YOUR TASK >>
Write out all the lines again, precisely as they stand, but without the images.

RECORDED DATA >>
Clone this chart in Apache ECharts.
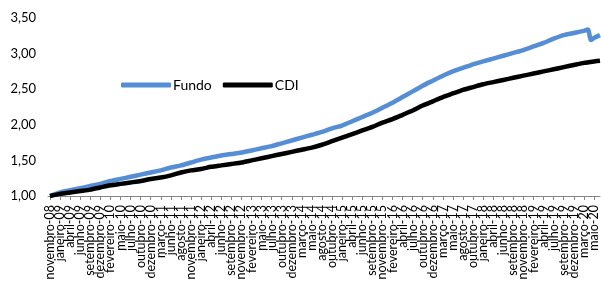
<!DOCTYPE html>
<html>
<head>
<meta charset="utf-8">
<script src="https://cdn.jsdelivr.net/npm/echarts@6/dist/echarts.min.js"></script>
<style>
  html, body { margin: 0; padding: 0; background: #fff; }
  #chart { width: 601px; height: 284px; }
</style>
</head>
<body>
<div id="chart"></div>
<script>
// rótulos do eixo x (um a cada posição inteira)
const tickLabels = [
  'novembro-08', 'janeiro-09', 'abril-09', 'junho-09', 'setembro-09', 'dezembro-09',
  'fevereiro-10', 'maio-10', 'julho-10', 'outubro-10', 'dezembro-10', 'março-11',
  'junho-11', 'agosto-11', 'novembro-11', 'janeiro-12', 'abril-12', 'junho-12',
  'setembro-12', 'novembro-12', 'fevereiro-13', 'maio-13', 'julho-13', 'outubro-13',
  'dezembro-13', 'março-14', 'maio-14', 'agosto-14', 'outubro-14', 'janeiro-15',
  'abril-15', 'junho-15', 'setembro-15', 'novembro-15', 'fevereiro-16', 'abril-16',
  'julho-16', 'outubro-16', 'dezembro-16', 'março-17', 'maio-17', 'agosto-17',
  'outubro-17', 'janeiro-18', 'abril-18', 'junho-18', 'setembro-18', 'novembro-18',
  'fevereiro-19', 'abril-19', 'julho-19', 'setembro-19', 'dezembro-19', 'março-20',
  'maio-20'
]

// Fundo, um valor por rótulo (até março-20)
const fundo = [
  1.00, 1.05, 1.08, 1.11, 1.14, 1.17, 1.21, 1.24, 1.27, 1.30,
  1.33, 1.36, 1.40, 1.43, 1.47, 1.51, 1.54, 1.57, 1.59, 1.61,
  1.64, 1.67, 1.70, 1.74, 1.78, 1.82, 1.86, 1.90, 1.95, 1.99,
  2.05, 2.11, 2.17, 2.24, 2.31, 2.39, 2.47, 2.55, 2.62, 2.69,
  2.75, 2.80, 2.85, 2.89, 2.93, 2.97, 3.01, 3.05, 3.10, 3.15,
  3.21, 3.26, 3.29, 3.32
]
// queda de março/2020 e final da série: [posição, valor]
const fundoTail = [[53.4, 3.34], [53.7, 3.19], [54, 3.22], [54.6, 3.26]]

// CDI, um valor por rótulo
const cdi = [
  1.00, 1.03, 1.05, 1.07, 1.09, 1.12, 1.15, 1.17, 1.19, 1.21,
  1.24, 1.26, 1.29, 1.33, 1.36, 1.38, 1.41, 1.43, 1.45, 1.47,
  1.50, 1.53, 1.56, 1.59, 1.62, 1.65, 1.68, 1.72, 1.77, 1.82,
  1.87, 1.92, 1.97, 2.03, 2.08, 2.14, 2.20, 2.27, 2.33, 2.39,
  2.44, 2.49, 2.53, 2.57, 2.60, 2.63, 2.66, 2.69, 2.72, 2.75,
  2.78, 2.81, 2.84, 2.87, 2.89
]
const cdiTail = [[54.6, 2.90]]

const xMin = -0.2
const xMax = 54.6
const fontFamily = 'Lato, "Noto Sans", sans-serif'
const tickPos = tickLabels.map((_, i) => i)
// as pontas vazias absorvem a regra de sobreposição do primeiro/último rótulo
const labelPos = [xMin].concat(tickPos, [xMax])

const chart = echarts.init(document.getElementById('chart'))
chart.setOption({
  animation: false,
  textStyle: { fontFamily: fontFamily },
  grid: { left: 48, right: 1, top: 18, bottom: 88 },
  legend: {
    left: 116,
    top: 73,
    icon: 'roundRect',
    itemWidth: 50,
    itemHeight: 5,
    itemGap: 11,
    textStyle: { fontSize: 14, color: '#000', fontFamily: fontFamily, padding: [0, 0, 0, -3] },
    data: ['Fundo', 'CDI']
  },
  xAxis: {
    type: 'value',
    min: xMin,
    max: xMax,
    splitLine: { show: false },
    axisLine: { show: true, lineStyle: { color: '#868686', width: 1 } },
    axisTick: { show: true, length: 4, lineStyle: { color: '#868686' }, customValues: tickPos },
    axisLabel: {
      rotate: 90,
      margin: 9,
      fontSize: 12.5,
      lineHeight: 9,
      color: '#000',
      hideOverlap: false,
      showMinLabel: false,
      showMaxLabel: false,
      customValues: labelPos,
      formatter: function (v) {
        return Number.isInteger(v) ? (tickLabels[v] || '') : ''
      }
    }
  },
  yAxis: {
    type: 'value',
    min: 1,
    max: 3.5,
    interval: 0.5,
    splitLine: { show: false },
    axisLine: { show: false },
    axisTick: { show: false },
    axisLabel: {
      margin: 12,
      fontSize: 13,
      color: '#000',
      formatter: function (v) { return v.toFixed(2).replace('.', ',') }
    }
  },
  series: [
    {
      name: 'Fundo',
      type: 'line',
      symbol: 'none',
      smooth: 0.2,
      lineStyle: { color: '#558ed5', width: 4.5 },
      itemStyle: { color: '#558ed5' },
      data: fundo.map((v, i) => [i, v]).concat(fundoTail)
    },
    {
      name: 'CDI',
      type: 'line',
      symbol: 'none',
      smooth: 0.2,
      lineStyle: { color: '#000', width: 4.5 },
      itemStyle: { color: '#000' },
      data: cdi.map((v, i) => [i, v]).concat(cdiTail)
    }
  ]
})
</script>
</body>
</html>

RESULT FOR THIS TASK >>
Clone this chart in Apache ECharts.
<!DOCTYPE html>
<html>
<head>
<meta charset="utf-8">
<script src="https://cdn.jsdelivr.net/npm/echarts@6/dist/echarts.min.js"></script>
<style>
  html, body { margin: 0; padding: 0; background: #fff; }
  #chart { width: 601px; height: 284px; }
</style>
</head>
<body>
<div id="chart"></div>
<script>
// rótulos do eixo x (um a cada posição inteira)
const tickLabels = [
  'novembro-08', 'janeiro-09', 'abril-09', 'junho-09', 'setembro-09', 'dezembro-09',
  'fevereiro-10', 'maio-10', 'julho-10', 'outubro-10', 'dezembro-10', 'março-11',
  'junho-11', 'agosto-11', 'novembro-11', 'janeiro-12', 'abril-12', 'junho-12',
  'setembro-12', 'novembro-12', 'fevereiro-13', 'maio-13', 'julho-13', 'outubro-13',
  'dezembro-13', 'março-14', 'maio-14', 'agosto-14', 'outubro-14', 'janeiro-15',
  'abril-15', 'junho-15', 'setembro-15', 'novembro-15', 'fevereiro-16', 'abril-16',
  'julho-16', 'outubro-16', 'dezembro-16', 'março-17', 'maio-17', 'agosto-17',
  'outubro-17', 'janeiro-18', 'abril-18', 'junho-18', 'setembro-18', 'novembro-18',
  'fevereiro-19', 'abril-19', 'julho-19', 'setembro-19', 'dezembro-19', 'março-20',
  'maio-20'
]

// Fundo, um valor por rótulo (até março-20)
const fundo = [
  1.00, 1.05, 1.08, 1.11, 1.14, 1.17, 1.21, 1.24, 1.27, 1.30,
  1.33, 1.36, 1.40, 1.43, 1.47, 1.51, 1.54, 1.57, 1.59, 1.61,
  1.64, 1.67, 1.70, 1.74, 1.78, 1.82, 1.86, 1.90, 1.95, 1.99,
  2.05, 2.11, 2.17, 2.24, 2.31, 2.39, 2.47, 2.55, 2.62, 2.69,
  2.75, 2.80, 2.85, 2.89, 2.93, 2.97, 3.01, 3.05, 3.10, 3.15,
  3.21, 3.26, 3.29, 3.32
]
// queda de março/2020 e final da série: [posição, valor]
const fundoTail = [[53.4, 3.34], [53.7, 3.19], [54, 3.22], [54.6, 3.26]]

// CDI, um valor por rótulo
const cdi = [
  1.00, 1.03, 1.05, 1.07, 1.09, 1.12, 1.15, 1.17, 1.19, 1.21,
  1.24, 1.26, 1.29, 1.33, 1.36, 1.38, 1.41, 1.43, 1.45, 1.47,
  1.50, 1.53, 1.56, 1.59, 1.62, 1.65, 1.68, 1.72, 1.77, 1.82,
  1.87, 1.92, 1.97, 2.03, 2.08, 2.14, 2.20, 2.27, 2.33, 2.39,
  2.44, 2.49, 2.53, 2.57, 2.60, 2.63, 2.66, 2.69, 2.72, 2.75,
  2.78, 2.81, 2.84, 2.87, 2.89
]
const cdiTail = [[54.6, 2.90]]

const xMin = -0.2
const xMax = 54.6
const fontFamily = 'Lato, "Noto Sans", sans-serif'
const tickPos = tickLabels.map((_, i) => i)
// as pontas vazias absorvem a regra de sobreposição do primeiro/último rótulo
const labelPos = [xMin].concat(tickPos, [xMax])

const chart = echarts.init(document.getElementById('chart'))
chart.setOption({
  animation: false,
  textStyle: { fontFamily: fontFamily },
  grid: { left: 48, right: 1, top: 18, bottom: 88 },
  legend: {
    left: 116,
    top: 73,
    icon: 'roundRect',
    itemWidth: 50,
    itemHeight: 5,
    itemGap: 11,
    textStyle: { fontSize: 14, color: '#000', fontFamily: fontFamily, padding: [0, 0, 0, -3] },
    data: ['Fundo', 'CDI']
  },
  xAxis: {
    type: 'value',
    min: xMin,
    max: xMax,
    splitLine: { show: false },
    axisLine: { show: true, lineStyle: { color: '#868686', width: 1 } },
    axisTick: { show: true, length: 4, lineStyle: { color: '#868686' }, customValues: tickPos },
    axisLabel: {
      rotate: 90,
      margin: 9,
      fontSize: 12.5,
      lineHeight: 9,
      color: '#000',
      hideOverlap: false,
      showMinLabel: false,
      showMaxLabel: false,
      customValues: labelPos,
      formatter: function (v) {
        return Number.isInteger(v) ? (tickLabels[v] || '') : ''
      }
    }
  },
  yAxis: {
    type: 'value',
    min: 1,
    max: 3.5,
    interval: 0.5,
    splitLine: { show: false },
    axisLine: { show: false },
    axisTick: { show: false },
    axisLabel: {
      margin: 12,
      fontSize: 13,
      color: '#000',
      formatter: function (v) { return v.toFixed(2).replace('.', ',') }
    }
  },
  series: [
    {
      name: 'Fundo',
      type: 'line',
      symbol: 'none',
      smooth: 0.2,
      lineStyle: { color: '#558ed5', width: 4.5 },
      itemStyle: { color: '#558ed5' },
      data: fundo.map((v, i) => [i, v]).concat(fundoTail)
    },
    {
      name: 'CDI',
      type: 'line',
      symbol: 'none',
      smooth: 0.2,
      lineStyle: { color: '#000', width: 4.5 },
      itemStyle: { color: '#000' },
      data: cdi.map((v, i) => [i, v]).concat(cdiTail)
    }
  ]
})
</script>
</body>
</html>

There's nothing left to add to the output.